ハンバーガーは、なぜこんなに人気なんだろう?
というか、そもそもアメリカ人になぜこの料理はこんなにも好かれているのだろう。


バーガーの構造をまじまじと考えてみた。
ここに入っているのは、数種類の野菜と、ハンバーグだ。それをパンで挟んでいる。

…!? 

そこで初めて気づいた。この料理は、サラダ、メイン、主食が全部片手に収まっている!
そうか、これは日本で言う「定食」の形なのでは…!?
もしかしたら、アメリカ人は「この手軽に全部食べられる感じがサイコー!」と思ってハンバーガーを食べているのかもしれない。そうか、それならわかる。わかるぞ…!この感覚は、なんだか身に覚えがある。この、すべてをまとめてちゃちゃっと食べられる感じ…。

猫まんまだ!

すべてお椀の中に入れてしまえばもっと手軽!みたいな、手の中で料理が完結している!みたいなこの安心感。
そうか、アメリカのハンバーガーは、日本の猫まんまのような立ち位置だったのだ。
そう思うと、手の中でつぶれているハンバーガーがなぜか急に愛しくなってきた。
もはや、形などうでもいい。
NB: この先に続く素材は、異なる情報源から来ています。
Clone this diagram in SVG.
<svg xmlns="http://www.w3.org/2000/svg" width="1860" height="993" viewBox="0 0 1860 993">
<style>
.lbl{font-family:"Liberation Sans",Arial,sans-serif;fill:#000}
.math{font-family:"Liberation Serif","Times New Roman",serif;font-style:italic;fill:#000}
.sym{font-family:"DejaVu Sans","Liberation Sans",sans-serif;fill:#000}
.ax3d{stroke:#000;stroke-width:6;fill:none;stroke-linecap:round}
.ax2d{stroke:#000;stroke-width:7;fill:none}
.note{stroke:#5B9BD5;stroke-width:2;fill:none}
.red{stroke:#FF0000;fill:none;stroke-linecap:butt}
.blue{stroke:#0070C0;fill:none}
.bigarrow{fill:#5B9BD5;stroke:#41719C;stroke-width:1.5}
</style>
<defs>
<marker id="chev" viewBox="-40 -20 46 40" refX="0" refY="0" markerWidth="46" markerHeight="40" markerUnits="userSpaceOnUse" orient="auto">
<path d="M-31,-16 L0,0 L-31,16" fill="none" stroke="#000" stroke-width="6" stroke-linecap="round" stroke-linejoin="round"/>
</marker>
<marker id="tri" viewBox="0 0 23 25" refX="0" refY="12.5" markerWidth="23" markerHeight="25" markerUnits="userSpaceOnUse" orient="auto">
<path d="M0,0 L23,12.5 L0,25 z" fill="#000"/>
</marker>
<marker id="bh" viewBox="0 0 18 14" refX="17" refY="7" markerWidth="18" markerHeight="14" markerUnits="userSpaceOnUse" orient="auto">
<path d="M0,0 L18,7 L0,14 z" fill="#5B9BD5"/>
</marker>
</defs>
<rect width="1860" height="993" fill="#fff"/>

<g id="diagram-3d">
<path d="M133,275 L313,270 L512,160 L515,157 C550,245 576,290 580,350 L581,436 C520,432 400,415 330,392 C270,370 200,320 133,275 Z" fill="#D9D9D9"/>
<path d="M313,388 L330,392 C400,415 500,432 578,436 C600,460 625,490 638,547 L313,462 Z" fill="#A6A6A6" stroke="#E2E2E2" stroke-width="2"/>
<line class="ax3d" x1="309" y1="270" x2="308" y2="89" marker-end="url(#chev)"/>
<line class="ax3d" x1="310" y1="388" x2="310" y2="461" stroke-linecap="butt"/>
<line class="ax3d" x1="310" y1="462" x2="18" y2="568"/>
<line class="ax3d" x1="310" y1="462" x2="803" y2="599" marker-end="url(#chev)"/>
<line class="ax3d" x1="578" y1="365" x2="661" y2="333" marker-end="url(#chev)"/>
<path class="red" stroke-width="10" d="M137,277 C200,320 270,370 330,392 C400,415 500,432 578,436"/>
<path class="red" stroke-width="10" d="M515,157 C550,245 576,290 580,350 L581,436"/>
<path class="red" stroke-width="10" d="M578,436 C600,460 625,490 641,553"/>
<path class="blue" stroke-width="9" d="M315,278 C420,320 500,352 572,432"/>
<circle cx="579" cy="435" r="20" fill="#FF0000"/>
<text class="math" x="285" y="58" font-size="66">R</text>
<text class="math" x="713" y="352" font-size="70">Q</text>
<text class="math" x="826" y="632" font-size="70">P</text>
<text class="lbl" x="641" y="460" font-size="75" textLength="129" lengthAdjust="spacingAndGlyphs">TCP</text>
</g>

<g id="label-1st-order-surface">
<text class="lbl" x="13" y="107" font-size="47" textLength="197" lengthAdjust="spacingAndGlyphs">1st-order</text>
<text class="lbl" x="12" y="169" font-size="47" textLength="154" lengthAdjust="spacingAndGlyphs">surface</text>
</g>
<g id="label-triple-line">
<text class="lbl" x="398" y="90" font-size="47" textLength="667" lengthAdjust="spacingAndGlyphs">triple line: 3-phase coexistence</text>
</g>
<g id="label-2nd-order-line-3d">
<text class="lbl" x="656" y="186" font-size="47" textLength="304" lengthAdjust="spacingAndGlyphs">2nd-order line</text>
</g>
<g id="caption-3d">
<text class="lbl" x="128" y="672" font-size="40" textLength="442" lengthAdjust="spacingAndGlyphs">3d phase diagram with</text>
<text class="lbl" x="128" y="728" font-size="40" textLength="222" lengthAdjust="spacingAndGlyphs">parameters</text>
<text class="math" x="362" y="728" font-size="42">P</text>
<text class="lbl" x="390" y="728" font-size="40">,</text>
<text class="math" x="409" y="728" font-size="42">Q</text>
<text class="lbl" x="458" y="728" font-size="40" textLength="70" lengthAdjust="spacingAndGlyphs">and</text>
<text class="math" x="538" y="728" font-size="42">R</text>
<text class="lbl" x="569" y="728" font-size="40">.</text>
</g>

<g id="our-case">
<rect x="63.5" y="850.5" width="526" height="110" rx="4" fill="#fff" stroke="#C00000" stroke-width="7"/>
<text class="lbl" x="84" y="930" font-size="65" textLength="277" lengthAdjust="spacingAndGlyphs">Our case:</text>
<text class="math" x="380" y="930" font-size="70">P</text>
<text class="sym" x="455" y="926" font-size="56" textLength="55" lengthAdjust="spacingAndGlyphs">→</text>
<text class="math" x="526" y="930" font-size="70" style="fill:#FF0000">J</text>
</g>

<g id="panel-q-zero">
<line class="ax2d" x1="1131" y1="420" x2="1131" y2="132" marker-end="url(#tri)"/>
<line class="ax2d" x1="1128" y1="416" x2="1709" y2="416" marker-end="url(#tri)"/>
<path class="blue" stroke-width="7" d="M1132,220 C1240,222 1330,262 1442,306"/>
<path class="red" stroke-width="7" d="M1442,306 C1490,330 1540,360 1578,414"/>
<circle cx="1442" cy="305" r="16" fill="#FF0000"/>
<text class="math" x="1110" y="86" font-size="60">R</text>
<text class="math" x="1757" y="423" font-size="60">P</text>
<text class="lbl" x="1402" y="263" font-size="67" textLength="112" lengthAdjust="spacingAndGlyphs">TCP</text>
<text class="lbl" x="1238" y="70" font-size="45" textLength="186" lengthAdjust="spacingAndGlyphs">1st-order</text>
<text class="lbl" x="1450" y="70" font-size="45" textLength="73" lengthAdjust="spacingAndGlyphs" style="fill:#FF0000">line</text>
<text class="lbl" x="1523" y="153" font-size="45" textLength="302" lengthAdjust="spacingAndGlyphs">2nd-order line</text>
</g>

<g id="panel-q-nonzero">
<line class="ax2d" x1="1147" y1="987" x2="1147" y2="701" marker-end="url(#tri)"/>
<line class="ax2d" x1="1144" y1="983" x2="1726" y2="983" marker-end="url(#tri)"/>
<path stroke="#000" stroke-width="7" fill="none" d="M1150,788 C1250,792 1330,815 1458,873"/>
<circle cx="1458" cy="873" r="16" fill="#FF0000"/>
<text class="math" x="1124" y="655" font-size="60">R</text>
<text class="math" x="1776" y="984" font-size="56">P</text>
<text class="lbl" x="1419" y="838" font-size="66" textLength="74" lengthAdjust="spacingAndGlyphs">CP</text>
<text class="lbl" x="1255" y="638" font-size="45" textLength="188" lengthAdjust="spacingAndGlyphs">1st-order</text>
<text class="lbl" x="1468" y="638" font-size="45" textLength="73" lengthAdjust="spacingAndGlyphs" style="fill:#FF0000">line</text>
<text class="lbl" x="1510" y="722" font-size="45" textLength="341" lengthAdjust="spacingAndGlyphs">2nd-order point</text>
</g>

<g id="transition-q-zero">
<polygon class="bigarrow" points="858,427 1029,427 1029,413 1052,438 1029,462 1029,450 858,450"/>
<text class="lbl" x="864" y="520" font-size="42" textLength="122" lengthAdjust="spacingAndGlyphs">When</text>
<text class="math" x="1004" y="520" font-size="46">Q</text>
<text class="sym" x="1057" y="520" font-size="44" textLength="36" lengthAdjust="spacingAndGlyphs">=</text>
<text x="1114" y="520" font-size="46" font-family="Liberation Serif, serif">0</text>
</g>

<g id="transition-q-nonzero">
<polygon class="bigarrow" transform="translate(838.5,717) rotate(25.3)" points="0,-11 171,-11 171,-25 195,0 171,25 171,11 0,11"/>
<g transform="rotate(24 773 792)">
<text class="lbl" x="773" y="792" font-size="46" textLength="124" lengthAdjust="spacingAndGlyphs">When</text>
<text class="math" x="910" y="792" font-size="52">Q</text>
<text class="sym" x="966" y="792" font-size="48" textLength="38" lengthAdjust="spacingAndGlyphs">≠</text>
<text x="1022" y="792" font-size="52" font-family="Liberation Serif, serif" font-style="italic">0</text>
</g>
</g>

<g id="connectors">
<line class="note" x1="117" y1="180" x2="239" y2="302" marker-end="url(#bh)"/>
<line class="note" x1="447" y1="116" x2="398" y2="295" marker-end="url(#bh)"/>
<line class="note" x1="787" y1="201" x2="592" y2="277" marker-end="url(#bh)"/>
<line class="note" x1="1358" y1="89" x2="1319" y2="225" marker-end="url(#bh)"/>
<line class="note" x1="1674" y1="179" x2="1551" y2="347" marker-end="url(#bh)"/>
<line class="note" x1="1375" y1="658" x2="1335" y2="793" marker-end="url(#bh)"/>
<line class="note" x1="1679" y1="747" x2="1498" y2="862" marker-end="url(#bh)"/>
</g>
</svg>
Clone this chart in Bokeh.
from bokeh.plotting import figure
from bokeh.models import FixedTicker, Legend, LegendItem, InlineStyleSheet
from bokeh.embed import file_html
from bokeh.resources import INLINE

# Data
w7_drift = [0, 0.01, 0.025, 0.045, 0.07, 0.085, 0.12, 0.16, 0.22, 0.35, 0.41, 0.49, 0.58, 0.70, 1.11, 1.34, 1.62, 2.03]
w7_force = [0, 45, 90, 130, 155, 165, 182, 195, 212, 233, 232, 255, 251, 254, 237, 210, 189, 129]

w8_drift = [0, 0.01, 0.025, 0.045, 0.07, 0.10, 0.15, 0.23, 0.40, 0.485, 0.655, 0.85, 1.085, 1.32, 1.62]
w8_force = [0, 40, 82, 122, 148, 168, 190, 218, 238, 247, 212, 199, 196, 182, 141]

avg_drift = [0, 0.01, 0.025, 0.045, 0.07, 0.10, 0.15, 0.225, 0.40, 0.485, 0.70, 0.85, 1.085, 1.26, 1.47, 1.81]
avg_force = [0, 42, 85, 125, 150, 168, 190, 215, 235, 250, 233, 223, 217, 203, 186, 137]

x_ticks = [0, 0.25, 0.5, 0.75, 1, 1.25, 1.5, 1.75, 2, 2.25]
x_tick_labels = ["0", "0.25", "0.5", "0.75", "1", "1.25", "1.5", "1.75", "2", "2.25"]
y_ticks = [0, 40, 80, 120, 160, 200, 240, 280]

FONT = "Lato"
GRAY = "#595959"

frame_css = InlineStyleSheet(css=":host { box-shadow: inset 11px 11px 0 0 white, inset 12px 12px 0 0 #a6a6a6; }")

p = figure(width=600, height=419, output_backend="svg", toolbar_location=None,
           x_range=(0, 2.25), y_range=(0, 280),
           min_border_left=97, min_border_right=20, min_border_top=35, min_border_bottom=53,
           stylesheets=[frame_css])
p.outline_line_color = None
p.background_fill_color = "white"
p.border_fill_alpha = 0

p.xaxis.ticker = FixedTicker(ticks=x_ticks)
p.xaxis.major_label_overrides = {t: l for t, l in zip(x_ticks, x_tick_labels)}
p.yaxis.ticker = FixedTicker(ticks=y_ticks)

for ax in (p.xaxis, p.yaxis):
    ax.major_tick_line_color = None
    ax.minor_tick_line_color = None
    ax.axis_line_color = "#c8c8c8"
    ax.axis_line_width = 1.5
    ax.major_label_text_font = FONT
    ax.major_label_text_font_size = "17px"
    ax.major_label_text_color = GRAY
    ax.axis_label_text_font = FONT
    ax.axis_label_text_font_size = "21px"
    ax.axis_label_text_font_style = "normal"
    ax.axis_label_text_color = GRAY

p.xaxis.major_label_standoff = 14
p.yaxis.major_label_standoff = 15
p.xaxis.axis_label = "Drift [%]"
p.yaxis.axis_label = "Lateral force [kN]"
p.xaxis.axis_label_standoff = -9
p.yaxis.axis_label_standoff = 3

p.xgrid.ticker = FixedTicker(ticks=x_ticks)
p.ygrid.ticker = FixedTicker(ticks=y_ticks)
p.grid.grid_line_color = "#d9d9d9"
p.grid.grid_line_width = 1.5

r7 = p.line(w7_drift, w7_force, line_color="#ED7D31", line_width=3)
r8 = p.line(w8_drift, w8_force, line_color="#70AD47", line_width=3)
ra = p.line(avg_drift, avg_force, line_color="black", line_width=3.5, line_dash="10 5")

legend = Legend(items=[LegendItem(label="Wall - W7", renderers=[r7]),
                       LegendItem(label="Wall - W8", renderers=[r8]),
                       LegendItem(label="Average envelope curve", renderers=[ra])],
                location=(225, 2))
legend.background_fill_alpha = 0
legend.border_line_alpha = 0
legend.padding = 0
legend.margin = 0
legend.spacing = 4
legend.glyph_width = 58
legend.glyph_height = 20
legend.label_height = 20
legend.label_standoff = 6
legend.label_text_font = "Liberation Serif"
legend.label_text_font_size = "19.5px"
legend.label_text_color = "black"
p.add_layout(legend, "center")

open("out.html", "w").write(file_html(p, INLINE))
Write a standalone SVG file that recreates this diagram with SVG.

猫まんまを豪快に混ぜて口に流し込むように、ハンバーガーを豪快につぶして口に放り込みたい。そして、その味と野蛮さを楽しみたい…!


自粛で世界がきゅっと狭くなっている時に、ハンバーガー店が繁盛していた理由がわかった気がする。

おもむろにハンバーガーでグローバルな視野を手に入れた出来事だった。